Several illustrious names of the German department store scene including Horten, Hertie and original singular versions of Karstadt and Kaufhof themselves have been consigned to history in the last decade. The classic four-to-five storey department story has been under pressure for a long time, with experts saying for years that a two-storey model is more than adequate in most cases. (D-Day for German department stores has been predicted as long as REFIRE has been publishing reports on German retail real estate, and that’s at least fifteen years…)
There is much discussion as to what to do with such prized property assets in premium downtown locations. Replacing department stores with shopping centres is viewed as not viable, except in certain isolated and largely provincial cases. Germany already has more than enough shopping centres, and most of them are struggling with structural change in their industry that’s not going to disappear any time soon.

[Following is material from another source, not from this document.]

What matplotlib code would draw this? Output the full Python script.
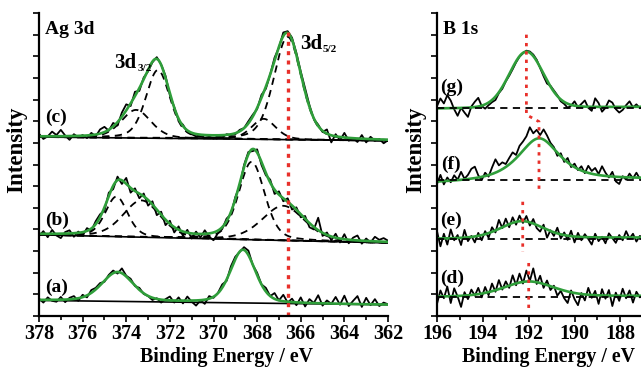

Several studies are underway to examine the feasibility of re-purposing of department stores to micro-logistics sites, for which department stores with their high ceilings and strong load-bearing floors could be eminently suitable.
Conversion to office buildings is also often sensible, with a good example being the transformation by Signa of one of its former Kaufhof department stores at Berlin’s Ostbahnhof Station into offices for online retailer Zalando.
In Leipzig, conversion of an old Karstadt department store in Petersstrasse, which closed its doors at the beginning of 2019, is well under way to create a new combination of retail, gastronomy, offices and leisure use. Although the closure faced stiff opposition at the time, it seems the public is now warming to the prospects of the new opening.
However – Berlin and Leipzig, these are relatively prosperous and dynamic urban locations. Politicians and developers from the Deutscher Städtetag fear that such re-adaptation might not work in the locations that are now most likely to be in the front line of GKK’s closure plans – namely, weaker and more vulnerable regional locations. In a recent article in daily newspaper Die Welt, Norbert Portz, the infrastructure spokesman for the Städtetag alliance, described department stores as “system-relevant” for the inner cities, without which far less customers would generally be drawn into the downtown areas.
Meanwhile, the German Council of Shopping Places GCSP (previously German Council of Shopping Centres, GCSC), with its over 750 members, has increased its demands for tax breaks for bricks-and-mortar retailers who are experiencing unprecedented suffering under corona. Big names like Esprit, Promod, Tally Weijl, Sinn, AppelrathCüpper, Hallhuber, and Mister Minit are all staring into the abyss, and threatening widespread closure of their outlets. All are in determined negotiations with their landlords, such as mall operator ECE or Deutsche Euroshop.
Other well-known chains who have already started insolvency proceedings include outdoor specialist McTrek, fashion chains Colosseum, AppelrathCüpper, Promod and Sinn, and restaurant chains Maredo and Vapiano, among others. Footwear chain Foot Locker has closed all its 74 Runners Point stores, without filing for insolvency, but because it sees little future for the brand in the immediate competitive future. It’s clear that there’s a lot more pain ahead.
Experts such as the long-time professor at the Bauhaus University Weimar predict that 20 to 30 percent of the retail space in the pedestrian zones will be vacant – within the next few years. According to the latest plans, more than a hundred Galeria-Kaufhof-Karstadt branches across Germany will remain in place, but for experts it is only a matter of time before they are also closed.
And they are not the only ones: The ailing fashion group Esprit announced this week that it would close half of its stores in Germany – a total of 50 branches. Around 1,100 jobs in the shops and administration are to be cut, and a further 100 jobs are to be cut in Asia.
Big names don’t protect against bankruptcy
Regardless of whether Esprit, Appelrath Cüpper or Sinn Leffers: Well-known names in the textile industry no longer protect against falling. Almost every week since the outbreak of the Corona crisis, well-known fashion manufacturers and textile retailers have had to seek rescue in protective shield proceedings or file for bankruptcy right away. “We run the great risk that traditional houses that have shaped our inner cities for many decades go into bankruptcy,” warned Josef Sanktjohanser, President of the German Trade Association (HDE).